Il est opportun que, grâce à Martine Aubry, le nom de Bernard Madoff soit enfin prononcé dans le débat sur le financement en France de la retraite par répartition.Celui qui a pu être qualifié de plus grand escroc de tous les temps a répondu, selon une source humoristique, aux enquêteurs qu’il avait puisé son idée dans le régime français de retraite par répartition !

Un tel système, dont le volume des engagements futurs comme des recettes immédiates dépend de facteurs étrangers à toute volonté individuelle, est intrinsèquement monstrueux.

Dans un système de retraites par répartition, le facteur démographique est déterminant.

Longtemps, il n’a posé aucun problème.
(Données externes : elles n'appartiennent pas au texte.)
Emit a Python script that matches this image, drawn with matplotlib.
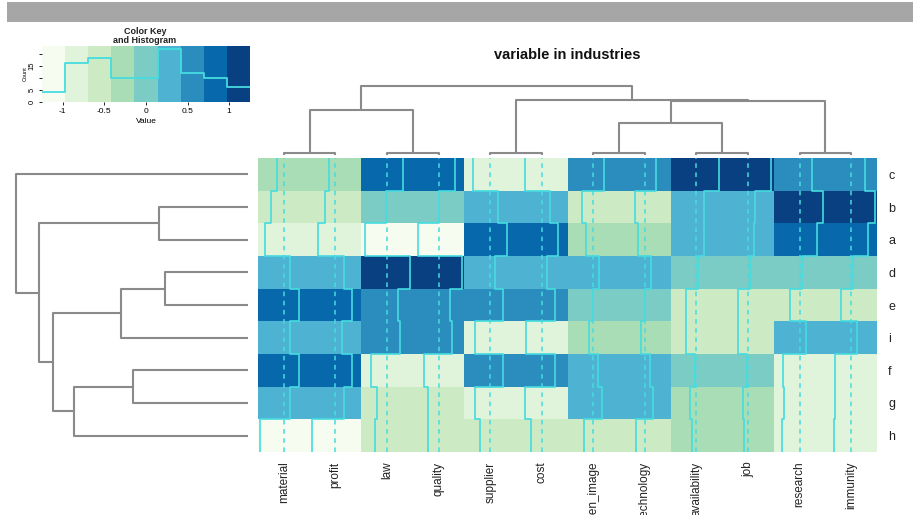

Car, quand l’âge légal de départ à la retraite est fixé à 65 ans (en 1941), la durée de vie moyenne est inférieure à cette limite (en particulier pour les hommes) ! Si bien que la retraite obligatoire par répartition, imposée par le régime de Vichy, avec le concours de quelques renégats de la CGT, ressemblait un peu, à l’époque, à un système de « tontine » : seuls quelques exceptions survivantes percevaient réellement des droits à la retraite. Les au­tres – le plus grand nombre – étaient morts avant… Encore que, qui dit « tontine », dit en principe capitalisation (sauf pour les emprunts royaux, bien sûr !).

Aujourd’hui, quand l’espérance de vie à la naissance approche de 80 ans, on peut dire qu’on est passé de l’escroquerie par tontine (inventée par l’Italien Mazarin) à l’escroquerie à la Madoff (inventée par un autre Italien, Charles Ponzi).

Si, au lieu de la réformette que le gouvernement Fillon nous prépare, on voulait bien réfléchir à une réforme durable du financement des retraites, on commencerait par donner la préférence à un système qui fonctionne aussi indépendamment que possible de l’évolution démographique. Car, si l’on peut prévoir, à peu près, les évolutions de populations à 10 ou 20 ans, on ne le peut pas à 50 ou 100 ans.

Or, de tous les systèmes de financement des retraites, la répartition est le seul à dépen­dre principalement de la démographie. Les autres dépendent de l’évolution économique, dont la démographie n’est qu’un des éléments.

Répartition
et capitalisation

La capitalisation est la seule alternative à la répartition. Mais il en existe toutes sortes de variantes : collective ou individuelle, obligatoire ou facultative. La mutualisation pouvant se faire à un niveau ou un autre, par exemple la profession ou l’entreprise, comme avec les « fonds de pension ». Et l’obligation pouvant porter sur tout ou partie des droits et des charges correspondantes.

Finalement, replacé sur le terrain de la capitalisation, le financement de la retraite ne serait rien d’autre qu’une question d’épargne, libre ou contrainte, fiscalisée ou défiscalisée, garantie ou non.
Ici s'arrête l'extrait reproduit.